The president’s healthcare law is about to make things on the campaign trail a little more interesting.
That’s because a new Gallup poll shows that Obamacare is significantly cutting the uninsured rate in states with hotly contested Senate races where Republicans have campaigned using a strict anti-Obamacare strategy.
In Kentucky, for example, where Senate Minority Leader Mitch McConnell has routinely called the health care law a disaster—ACA provisions have carved the state’s uninsured rate down from 20.4 percent to 11.9 percent.
Likewise, over in Arkansas where conservative groups like Americans for Prosperity have spent upwards of a million dollars slamming Sen. Mark Pryor (D-AR) for embracing Obamacare, the state has seen its uninsured rate drop from 22.5 percent in 2013 to 12.4 percent under the health care law.
According to Gallup’s findings, states that expanded their Medicaid programs and created their own state-based exchanges under the law saw a greater drop in their uninsured rates than states that did not.
In the 21 states that expanded Medicaid and set up their own exchanges the uninsured rate dropped by an average of 4 points, compared to an average 2.2 percent drop in the states that did not implement both.
“At the state level, those that have implemented two of the law's core mechanisms -- Medicaid expansion and state health exchanges -- are seeing a substantially larger drop in the uninsured rate than states that did not take both of these actions. Consequently, the gap in uninsured that existed between the two groups in 2013 has now nearly doubled through the first half of 2014,” Gallup’s Dan Witters noted in the survey.
Now several states that chose not to expand their Medicaid programs or set up their own exchanges before are reconsidering. New Hampshire just became the 26th state to expand Medicaid and Utah is also considering similar options.
Meanwhile, some states that had problems with their state exchanges, like Oregon, are switching to the federal exchange next year, despite the ruling from D.C. appeals court that threatens to disallow those signups.
The national uninsured rate hovers at 13.4 percent—the lowest quarterly rate in at least six years. That’s down from its peak of 18 percent in the third quarter of last year, according to the survey. Of course, that’s not surprising since 87 percent of all new signups receive taxpayer subsidies.
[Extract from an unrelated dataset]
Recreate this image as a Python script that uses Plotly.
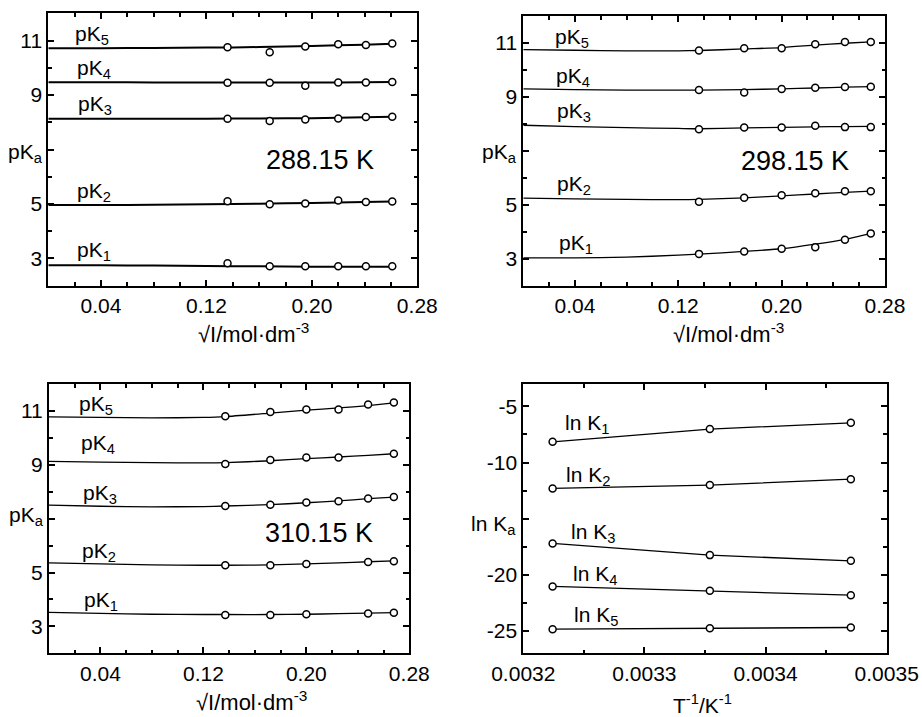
import plotly.graph_objects as go

W, H = 922, 717

# ---------------- data ----------------
# 288.15 K
x288 = [0.136, 0.168, 0.195, 0.220, 0.241, 0.261]
pk288 = {
    "pK5": [10.75, 10.57, 10.78, 10.86, 10.84, 10.89],
    "pK4": [9.45, 9.45, 9.34, 9.46, 9.46, 9.48],
    "pK3": [8.13, 8.05, 8.10, 8.14, 8.19, 8.20],
    "pK2": [5.10, 4.99, 5.02, 5.13, 5.07, 5.09],
    "pK1": [2.82, 2.71, 2.71, 2.71, 2.71, 2.71],
}
cx288 = [0.0, 0.04, 0.08, 0.12, 0.16, 0.20, 0.24, 0.261]
fit288 = {
    "pK5": [10.72, 10.72, 10.73, 10.74, 10.76, 10.80, 10.85, 10.88],
    "pK4": [9.47, 9.47, 9.46, 9.46, 9.46, 9.46, 9.47, 9.48],
    "pK3": [8.13, 8.13, 8.13, 8.13, 8.14, 8.15, 8.18, 8.20],
    "pK2": [4.96, 4.96, 4.97, 4.99, 5.01, 5.04, 5.07, 5.09],
    "pK1": [2.75, 2.75, 2.74, 2.72, 2.71, 2.70, 2.70, 2.70],
}

# 298.15 K
x298 = [0.136, 0.171, 0.200, 0.226, 0.249, 0.269]
pk298 = {
    "pK5": [10.72, 10.80, 10.80, 10.95, 11.04, 11.04],
    "pK4": [9.26, 9.16, 9.29, 9.34, 9.37, 9.38],
    "pK3": [7.80, 7.87, 7.87, 7.93, 7.88, 7.88],
    "pK2": [5.11, 5.26, 5.35, 5.43, 5.50, 5.50],
    "pK1": [3.18, 3.27, 3.37, 3.43, 3.70, 3.94],
}
cx298 = [0.0, 0.04, 0.08, 0.12, 0.136, 0.171, 0.200, 0.226, 0.249, 0.269]
fit298 = {
    "pK5": [10.75, 10.73, 10.71, 10.71, 10.72, 10.78, 10.83, 10.92, 10.99, 11.04],
    "pK4": [9.30, 9.27, 9.25, 9.25, 9.25, 9.27, 9.30, 9.33, 9.36, 9.38],
    "pK3": [7.95, 7.90, 7.86, 7.83, 7.82, 7.85, 7.87, 7.89, 7.90, 7.91],
    "pK2": [5.25, 5.22, 5.20, 5.19, 5.20, 5.26, 5.33, 5.40, 5.46, 5.51],
    "pK1": [3.03, 3.03, 3.06, 3.13, 3.17, 3.27, 3.37, 3.54, 3.72, 3.93],
}

# 310.15 K
x310 = [0.137, 0.172, 0.200, 0.225, 0.248, 0.268]
pk310 = {
    "pK5": [10.80, 10.96, 11.05, 11.05, 11.24, 11.31],
    "pK4": [9.03, 9.18, 9.27, 9.27, None, 9.41],
    "pK3": [7.47, 7.52, 7.60, 7.65, 7.75, 7.80],
    "pK2": [5.27, 5.27, 5.32, None, 5.39, 5.42],
    "pK1": [3.42, 3.42, 3.45, None, 3.48, 3.51],
}
cx310 = [0.0, 0.04, 0.08, 0.12, 0.137, 0.172, 0.200, 0.225, 0.248, 0.268]
fit310 = {
    "pK5": [10.78, 10.76, 10.74, 10.76, 10.79, 10.92, 11.03, 11.11, 11.20, 11.30],
    "pK4": [9.13, 9.10, 9.08, 9.07, 9.08, 9.15, 9.23, 9.29, 9.35, 9.41],
    "pK3": [7.50, 7.46, 7.44, 7.45, 7.47, 7.52, 7.59, 7.66, 7.74, 7.80],
    "pK2": [5.36, 5.32, 5.28, 5.27, 5.27, 5.28, 5.32, 5.36, 5.40, 5.43],
    "pK1": [3.52, 3.48, 3.45, 3.44, 3.44, 3.44, 3.45, 3.47, 3.49, 3.51],
}

# ln K vs 1/T
invT = [0.0032242, 0.0033540, 0.0034704]
lnK = {
    "lnK1": [-8.15, -7.02, -6.46],
    "lnK2": [-12.31, -12.01, -11.48],
    "lnK3": [-17.21, -18.25, -18.76],
    "lnK4": [-21.04, -21.43, -21.82],
    "lnK5": [-24.85, -24.76, -24.70],
}

# label positions (data coordinates)
lab288 = {"pK5": (0.019, 11.31), "pK4": (0.020, 10.05), "pK3": (0.021, 8.74),
          "pK2": (0.020, 5.56), "pK1": (0.020, 3.37)}
lab298 = {"pK5": (0.023, 11.28), "pK4": (0.024, 9.85), "pK3": (0.0245, 8.55),
          "pK2": (0.0245, 5.83), "pK1": (0.026, 3.65)}
lab310 = {"pK5": (0.022, 11.34), "pK4": (0.023, 9.90), "pK3": (0.025, 8.03),
          "pK2": (0.024, 5.88), "pK1": (0.026, 4.05)}
labln = {"lnK1": (0.003233, -6.34), "lnK2": (0.003234, -10.94), "lnK3": (0.003238, -15.99),
         "lnK4": (0.003239, -19.79), "lnK5": (0.003240, -23.40)}

temps = ["288.15 K", "298.15 K", "310.15 K"]
temp_pos = [(0.206, 6.60), (0.210, 6.62), (0.210, 6.48)]

# ---------------- figure ----------------
FONT = "Liberation Sans, Arial, sans-serif"
fig = go.Figure()

# panel boxes in pixels: (x0, x1, y0, y1) measured from top-left
boxes = [(48.3, 417.3, 13.3, 285.7),
         (523.3, 885.0, 16.0, 285.7),
         (49.0, 409.3, 384.0, 653.3),
         (523.3, 886.7, 384.0, 653.3)]


def dom(b):
    x0, x1, y0, y1 = b
    return [x0 / W, x1 / W], [1 - y1 / H, 1 - y0 / H]


marker = dict(symbol="circle", size=7, color="white", line=dict(color="black", width=1.5))

panels = [(x288, pk288, cx288, fit288, 2.0), (x298, pk298, cx298, fit298, 1.3),
          (x310, pk310, cx310, fit310, 1.3)]
for i, (xs, pk, cx, fit, lw) in enumerate(panels):
    ax = "" if i == 0 else str(i + 1)
    for k in pk:
        fig.add_trace(go.Scatter(x=cx, y=fit[k], mode="lines", line=dict(color="black", width=lw, shape="spline", smoothing=0.6),
                                 xaxis="x" + ax, yaxis="y" + ax, showlegend=False, hoverinfo="skip"))
        fig.add_trace(go.Scatter(x=xs, y=pk[k], mode="markers", marker=marker,
                                 xaxis="x" + ax, yaxis="y" + ax, showlegend=False))

for k in lnK:
    fig.add_trace(go.Scatter(x=invT, y=lnK[k], mode="lines+markers", marker=marker,
                             line=dict(color="black", width=1.3),
                             xaxis="x4", yaxis="y4", showlegend=False))

axis_common = dict(showline=True, linecolor="black", linewidth=2, mirror="allticks",
                   ticks="inside", ticklen=6, tickwidth=1.5, tickcolor="black",
                   showgrid=False, zeroline=False, automargin=False,
                   tickfont=dict(family=FONT, size=21, color="black"))

layout = dict(width=W, height=H, margin=dict(l=0, r=0, t=0, b=0, autoexpand=False),
              paper_bgcolor="white", plot_bgcolor="white", showlegend=False,
              font=dict(family=FONT, color="black"))

for i in range(3):
    ax = "" if i == 0 else str(i + 1)
    xd, yd = dom(boxes[i])
    layout["xaxis" + ax] = dict(axis_common, domain=xd, range=[0, 0.28], anchor="y" + ax,
                                tickvals=[0.04, 0.12, 0.20, 0.28], ticktext=["0.04", "0.12", "0.20", "0.28"],
                                minor=dict(tick0=0, dtick=0.02, ticks="inside", ticklen=3.5,
                                           tickwidth=1.5, tickcolor="black"))
    layout["yaxis" + ax] = dict(axis_common, domain=yd, range=[2, 12], anchor="x" + ax,
                                tickvals=[3, 5, 7, 9, 11], ticktext=["3", "5", "", "9", "11"],
                                minor=dict(tick0=0, dtick=1, ticks="inside", ticklen=3.5,
                                           tickwidth=1.5, tickcolor="black"))
xd, yd = dom(boxes[3])
layout["xaxis4"] = dict(axis_common, domain=xd, range=[0.0032, 0.0035], anchor="y4",
                        tickvals=[0.0032, 0.0033, 0.0034, 0.0035],
                        ticktext=["0.0032", "0.0033", "0.0034", "0.0035"],
                        minor=dict(tick0=0.0032, dtick=0.00005, ticks="inside", ticklen=3.5,
                                   tickwidth=1.5, tickcolor="black"))
layout["yaxis4"] = dict(axis_common, domain=yd, range=[-27, -3], anchor="x4",
                        tickvals=[-25, -20, -15, -10, -5], ticktext=["-25", "-20", "", "-10", "-5"],
                        minor=dict(tick0=0, dtick=2.5, ticks="inside", ticklen=3.5,
                                   tickwidth=1.5, tickcolor="black"))

ann = []
labsets = [lab288, lab298, lab310]
for i, labs in enumerate(labsets):
    ax = "" if i == 0 else str(i + 1)
    for k, (lx, ly) in labs.items():
        ann.append(dict(x=lx, y=ly, xref="x" + ax, yref="y" + ax, text="pK<sub>%s</sub>" % k[-1],
                        showarrow=False, xanchor="left", yanchor="middle", yshift=-3,
                        font=dict(family=FONT, size=21, color="black")))
    tx, ty = temp_pos[i]
    ann.append(dict(x=tx, y=ty, xref="x" + ax, yref="y" + ax, text=temps[i], showarrow=False,
                    xanchor="center", yanchor="middle", font=dict(family=FONT, size=27, color="black")))
for k, (lx, ly) in labln.items():
    ann.append(dict(x=lx, y=ly, xref="x4", yref="y4", text="ln K<sub>%s</sub>" % k[-1],
                    showarrow=False, xanchor="left", yanchor="middle", yshift=-3,
                    font=dict(family=FONT, size=21, color="black")))

# axis titles (pixel positions)
xtitles = [(253, 333, "√I/mol·dm<sup>-3</sup>", 22), (728, 333, "√I/mol·dm<sup>-3</sup>", 22),
           (251, 701, "√I/mol·dm<sup>-3</sup>", 22), (702, 704, "T<sup>-1</sup>/K<sup>-1</sup>", 21)]
for px, py, t, fs in xtitles:
    ann.append(dict(x=px / W, y=1 - py / H, xref="paper", yref="paper", text=t, showarrow=False,
                    xanchor="center", yanchor="middle", font=dict(family=FONT, size=fs, color="black")))
ytitles = [(45, 150, "pK<sub>a</sub>"), (519, 150, "pK<sub>a</sub>"),
           (46, 513, "pK<sub>a</sub>"), (518, 522, "ln K<sub>a</sub>")]
for px, py, t in ytitles:
    ann.append(dict(x=px / W, y=1 - py / H, xref="paper", yref="paper", text=t, showarrow=False,
                    xanchor="right", yanchor="middle", yshift=-3, font=dict(family=FONT, size=21, color="black")))

layout["annotations"] = ann
fig.update_layout(**layout)
fig.write_html("out.html", config={"displayModeBar": False},
               post_script="document.body.style.margin='0px';document.body.style.overflow='hidden';")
Still, despite having a significant impact on the uninsured rate, voters still remain weary of Obamacare. A new survey from the Kaiser Family Foundation found that 53 percent of respondents had negative views of the health care law—an eight percent increase from the previous poll and the highest unfavorable rating in the survey’s history.
Americans are basing their views of Obamacare on more than just who is and isn’t getting access to coverage. Things like how well the website will be working during the next enrollment period as well as the affordability of the plans themselves also play a major factor in how much the public likes the law. More importantly, a new report by Kaiser Health News and National Public Radio revealed more doctors are dropping out of Obamacare because of low pay rates.
A separate poll by Bankrate found that a slim majority of Americans believe Healthcare.gov and some of the state exchange websites won’t be up to par by the fall—when the new enrollment period begins. The same poll also found that almost half of the respondents anticipate higher premiums to be a major problem next year.
Of course, November is still months away, so there is plenty of time for their perceptions to change before they step into the voting booths.